The tower’s height commemorated the 134-degree record temperature set in nearby Death Valley in 1913.

Shortly after it was finished, the thermometer snapped in two after being buffeted by 70-mph winds. Two years later, the rebuilt thermometer again twisted and swayed as gusts whipped through the valley, popping out light bulbs. The problem was solved when a work crew poured concrete inside the steel tower, anchoring it against the harsh desert wind.

Herron sold the Bun Boy and the giant thermometer to business partner Larry Dabour, owner of the Mad Greek restaurant, another Baker institution. It changed hands again in 2005 when Dabour “liberated” himself from the thermometer, Bun Boy and some other enterprises he owned.

“Is that the main reason Baker is down? No,” said Dabour, who lives in Las Vegas but still owns the Mad Greek. “But as with anything, if you go into a neighborhood that has one place that’s not kept up, all the other places suffer.”

The current owner, Matt Pike of Orange County, did not respond to repeated requests for an interview. Pike, whose family has run businesses in Baker since the 1940s, also owns the Bob’s Big Boy restaurant there, which supplanted the Bun Boy near the thermometer.

In September, Pike told Nevada Public Radio that the thermometer’s light bill was about $8,000 a month. When the economy went south, he turned it off to focus on his other businesses in town but said he still had hopes of lighting it up when the economy rebounds.

The Michigan-based corporate owner of Bob’s Big Boy restaurants filed a federal lawsuit against Pike and his company, Sleepy Hollow Enterprises, in August for failing to pay franchise fees for restaurants in Baker, Barstow and Temecula. A federal judge Nov. 29 ordered Pike’s company to pay more than $40,000 in damages and fees and to “cease and desist” using Bob’s Big Boy signs on the restaurants, court records show.

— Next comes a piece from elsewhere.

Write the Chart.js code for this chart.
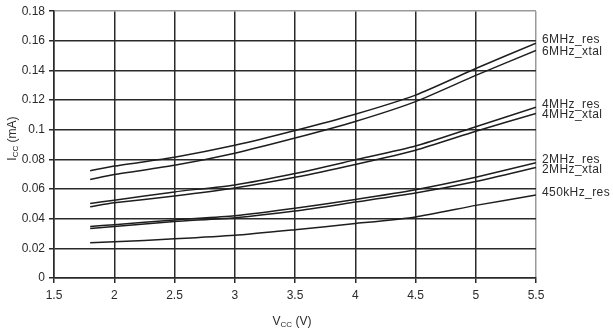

Nono Khosa, who manages a number of gas stations and restaurants in Baker as well as Ken’s Towing, said the economy in Baker has been steadily improving as Las Vegas tourism recovers from the depths of the recession. So much so that her boss, Ravi Grewal from the San Fernando Valley, just built a posh new 76 service station on the northeast side of town, complete with a mini indoor food court and spacious restrooms.

A giant nonfunctional thermometer won’t stem that recovery, Khosa said, but it certainly doesn’t reflect well on the town.

“It’s the landmark for Baker, and if it’s not working, it’s not a very comfortable situation for residents,” Khosa said.

Le Hayes, general manager of the Baker Community Services District, called the thermometer’s demise an “embarrassment” to the town. He plans to remove a picture of it from the welcome sign on Baker’s water tower, leaving only Baker’s claim to fame as the “Gateway to Death Valley.”

“I would kind of hate to see it go down because every time I see it I think of Willis, and Willis was a great guy,” said Hayes, who serves as Baker’s unofficial historian. “But if this guy isn’t going to maintain it, it’s like anything else that’s been abandoned. He needs to take it down and get rid of it.”

Hayes dismissed Pike’s suggestion to have the town buy the thermometer. Baker is not incorporated, and the special district exists only to provide fire protection and basic utilities to keep the town running.

Hayes said it isn’t worth the $200 the town could get for scrap.